Annaly Falls After Offer for Crexus to Counter Fed Influence
Annaly Capital Management Inc. (NLY), the largest real-estate investment trust that buys mortgage debt, fell in New York trading after saying it plans to buy the shares of Crexus Investment Corp. it doesn’t own for $838.8 million.
The REIT dropped 0.7 percent to $14.87 as of 4:15 p.m., while Crexus, which is managed by a unit of Annaly, advanced 12 percent to $12.43. Annaly offered $12.50 for each of the 67.1 million shares, or 12.4 percent, of the company it doesn’t already hold. Chimera Investment Corp. (CIM), another REIT managed by Annaly, gained 8.6 percent. The firms are all based in New York.

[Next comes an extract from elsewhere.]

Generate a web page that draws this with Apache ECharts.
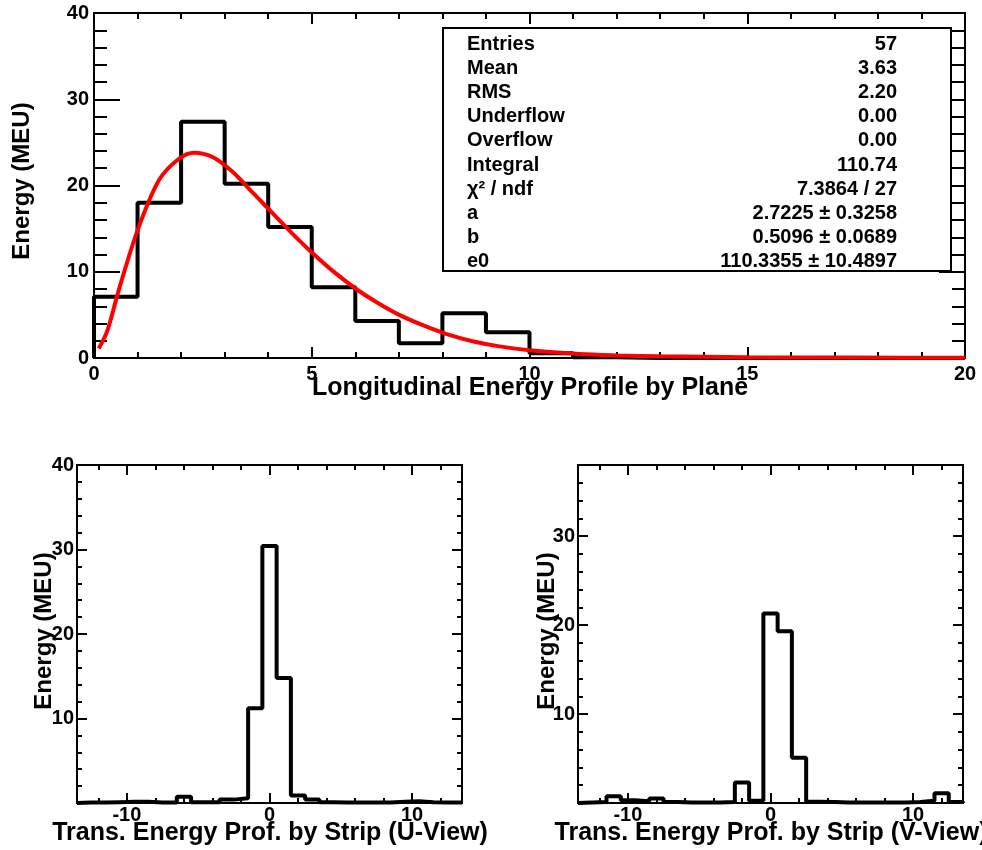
<!DOCTYPE html>
<html>
<head>
<meta charset="utf-8">
<script src="https://cdn.jsdelivr.net/npm/echarts@6/dist/echarts.min.js"></script>
<style>
html,body{margin:0;padding:0;background:#fff;}
#chart{width:982px;height:850px;}
</style>
</head>
<body>
<div id="chart"></div>
<script>
// ---------------- DATA ----------------
// Longitudinal profile: bins of width 1 from 0 to 20
const longBinEdges = [0,1,2,3,4,5,6,7,8,9,10,11,12,13,14,15,16,17,18,19,20];
const longValues   = [7.1,18.0,27.4,20.2,15.2,8.2,4.3,1.7,5.2,3.0,0.55,0.1,0,0,0,0,0,0,0,0];
// Fit curve, points
const fitX = [0.11,0.31,0.57,1.0,1.49,1.95,2.3,2.72,3.18,3.64,4.1,4.56,5.01,5.48,6.02,6.48,7.01,7.55,8.08,8.69,9.31,10.0,11.15,12,13,15,17.5,20];
const fitY = [1.1,3.2,7.9,14.8,20.6,23.1,23.8,23.3,21.6,19.2,16.8,14.4,12.2,10.1,8.0,6.5,5.0,3.8,2.8,1.95,1.35,0.9,0.45,0.3,0.2,0.1,0.05,0.03];
// Transverse profiles: bins centred on strips -13..13
const stripCenters = [-13,-12,-11,-10,-9,-8,-7,-6,-5,-4,-3,-2,-1,0,1,2,3,4,5,6,7,8,9,10,11,12,13];
const uValues = [0.05,0.05,0.1,0.15,0.15,0.05,0.05,0.75,0.1,0.1,0.4,0.55,11.2,30.4,14.8,0.9,0.4,0.1,0.05,0.05,0.05,0.05,0.15,0.2,0.1,0.05,0.05];
const vValues = [0.05,0.1,0.75,0.3,0.2,0.5,0.1,0.05,0.05,0.05,0.1,2.3,0.25,21.3,19.3,5.1,0.15,0.1,0.05,0.05,0.05,0.05,0.05,0.1,0.25,1.1,0.1];

// Tick values / labels
const topXMajor = [0,5,10,15,20];
const topXMinor = [1,2,3,4,6,7,8,9,11,12,13,14,16,17,18,19];
const topYMajor = [0,10,20,30,40];
const topYMinor = [2,4,6,8,12,14,16,18,22,24,26,28,32,34,36,38];
const stripMajor = [-10,0,10];
const stripMinor = [-12,-8,-6,-4,-2,2,4,6,8,12];
const uYMajor = [0,10,20,30,40];
const uYLabels = [10,20,30,40];
const uYMinor = [2,4,6,8,12,14,16,18,22,24,26,28,32,34,36,38];
const vYMajor = [0,10,20,30];
const vYLabels = [10,20,30];
const vYMinor = [2,4,6,8,12,14,16,18,22,24,26,28,32,34,36];

// Stats box
const statNames  = ['Entries','Mean','RMS','Underflow','Overflow','Integral','\u03C7\u00B2 / ndf','a','b','e0'];
const statValues = ['57','3.63','2.20','0.00','0.00','110.74','7.3864 / 27','2.7225 \u00B1 0.3258','0.5096 \u00B1 0.0689','110.3355 \u00B1 10.4897'];

// Titles
const titleLong = 'Longitudinal Energy Profile by Plane';
const titleU = 'Trans. Energy Prof. by Strip (U-View)';
const titleV = 'Trans. Energy Prof. by Strip (V-View)';
const titleY = 'Energy (MEU)';

// ---------------- BUILD ----------------
const FONT = 'Liberation Sans';
function histPoints(lows, highs, vals){
  const pts = [[lows[0],0]];
  for (let i=0;i<vals.length;i++){ pts.push([lows[i],vals[i]]); pts.push([highs[i],vals[i]]); }
  pts.push([highs[highs.length-1],0]);
  return pts;
}
const longLows = longBinEdges.slice(0,-1), longHighs = longBinEdges.slice(1);
const stripLows = stripCenters.map(c=>c-0.5), stripHighs = stripCenters.map(c=>c+0.5);

const xAxes = [], yAxes = [];
function addAxes(list, dim, grid, min, max, majors, minors, labels, majLen, minLen, labelMargin){
  const primary = dim==='x' ? 'bottom' : 'left';
  const mirror  = dim==='x' ? 'top' : 'right';
  const mk = (pos, ticks, len, lbl) => ({
    type:'value', gridIndex:grid, min:min, max:max, position:pos,
    splitLine:{show:false},
    axisLine:{show:false, onZero:false},
    axisTick:{show:true, inside:true, customValues:ticks, length:len, lineStyle:{color:'#000', width:2}},
    axisLabel: lbl ? {show:true, customValues:lbl, margin:labelMargin, color:'#000', fontFamily:FONT, fontWeight:'bold', fontSize:20}
                   : {show:false}
  });
  const idx = list.length;
  list.push(mk(primary, majors, majLen, labels));
  list.push(mk(primary, minors, minLen, null));
  list.push(mk(mirror, majors, majLen, null));
  list.push(mk(mirror, minors, minLen, null));
  return idx;
}

const grids = [
  {left:94, top:13, width:871, height:345},
  {left:77, top:465, width:385, height:338},
  {left:578, top:465, width:385, height:338}
].map(g => Object.assign(g, {show:true, borderColor:'#000', borderWidth:2, backgroundColor:'transparent'}));

const x0 = addAxes(xAxes,'x',0,0,20,topXMajor,topXMinor,topXMajor,11,6,6);
const y0 = addAxes(yAxes,'y',0,0,40,topYMajor,topYMinor,topYMajor,26,13,5);
const x1 = addAxes(xAxes,'x',1,-13.5,13.5,stripMajor,stripMinor,stripMajor,10,5,2);
const y1 = addAxes(yAxes,'y',1,0,40,uYMajor,uYMinor,uYLabels,10,5,3);
const x2 = addAxes(xAxes,'x',2,-13.5,13.5,stripMajor,stripMinor,stripMajor,10,5,2);
const y2 = addAxes(yAxes,'y',2,0,38,vYMajor,vYMinor,vYLabels,10,5,3);

const histStyle = {color:'#000', width:4};
const series = [
  {type:'line', xAxisIndex:x0, yAxisIndex:y0, data:histPoints(longLows,longHighs,longValues), showSymbol:false, lineStyle:histStyle, z:3},
  {type:'line', xAxisIndex:x0, yAxisIndex:y0, data:fitX.map((x,i)=>[x,fitY[i]]), smooth:0.3, showSymbol:false, lineStyle:{color:'#ff0000', width:4}, z:4},
  {type:'line', xAxisIndex:x1, yAxisIndex:y1, data:histPoints(stripLows,stripHighs,uValues), showSymbol:false, lineStyle:histStyle, z:3},
  {type:'line', xAxisIndex:x2, yAxisIndex:y2, data:histPoints(stripLows,stripHighs,vValues), showSymbol:false, lineStyle:histStyle, z:3}
];

const txt = (text, x, y, size, opts) => Object.assign({
  type:'text', x:x, y:y, z:100,
  style:{text:text, fill:'#000', font:'bold '+size+'px "'+FONT+'"', textAlign:'center', textVerticalAlign:'middle'}
}, opts||{});

const graphics = [];
// stats box
graphics.push({type:'rect', z:90, shape:{x:443, y:28, width:508, height:243}, style:{fill:'#fff', stroke:'#000', lineWidth:2}});
statNames.forEach((n,i)=>{
  const yy = 44 + i*24.2;
  graphics.push({type:'text', x:467, y:yy, z:100, style:{text:n, fill:'#000', font:'bold 20px "'+FONT+'"', textAlign:'left', textVerticalAlign:'middle'}});
  graphics.push({type:'text', x:897, y:yy, z:100, style:{text:statValues[i], fill:'#000', font:'bold 20px "'+FONT+'"', textAlign:'right', textVerticalAlign:'middle'}});
});
// titles
graphics.push(txt(titleLong, 530, 388, 25));
graphics.push(txt(titleY, 22, 181, 24, {rotation:Math.PI/2}));
graphics.push(txt(titleU, 270, 833, 25));
graphics.push(txt(titleY, 44, 631, 24, {rotation:Math.PI/2}));
graphics.push(txt(titleV, 771, 833, 25));
graphics.push(txt(titleY, 547, 631, 24, {rotation:Math.PI/2}));

const chart = echarts.init(document.getElementById('chart'), null, {renderer:'canvas'});
chart.setOption({
  backgroundColor:'#fff',
  animation:false,
  grid:grids,
  xAxis:xAxes,
  yAxis:yAxes,
  series:series,
  graphic:graphics
});
</script>
</body>
</html>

Annaly announced its bid to buy Crexus, a commercial- mortgage investor, as part of a broadening of its strategy after Federal Reserve purchases of government-backed residential debt reduced yields in a market it has focused on since its 1997 initial public offering. It now may allocate as much as 25 percent of shareholder equity to other investments, Chairman and Chief Executive Officer Wellington Denahan said in a statement.
“A powerful step in this direction is the proposed acquisition of CreXus (CXS),” Denahan, who this month assumed sole control of the top role at the company after the death of founding chief Michael A.J. Farrell, said in the statement.
Annaly tumbled 13 percent through last week, assuming reinvested dividends, after the Fed announced on Sept. 13 it would expand its buying of agency mortgage bonds by $40 billion a month to bolster the economy. The REIT had $141.6 billion of assets on Sept. 30.
Crexus, which Annaly started in 2009, had $968.4 million of assets as of the end of September. Chimera, a New York-based investor in so-called non-agency housing debt started by Annaly in 2007, rose today to $2.77 a share. It had $9.7 billion of assets.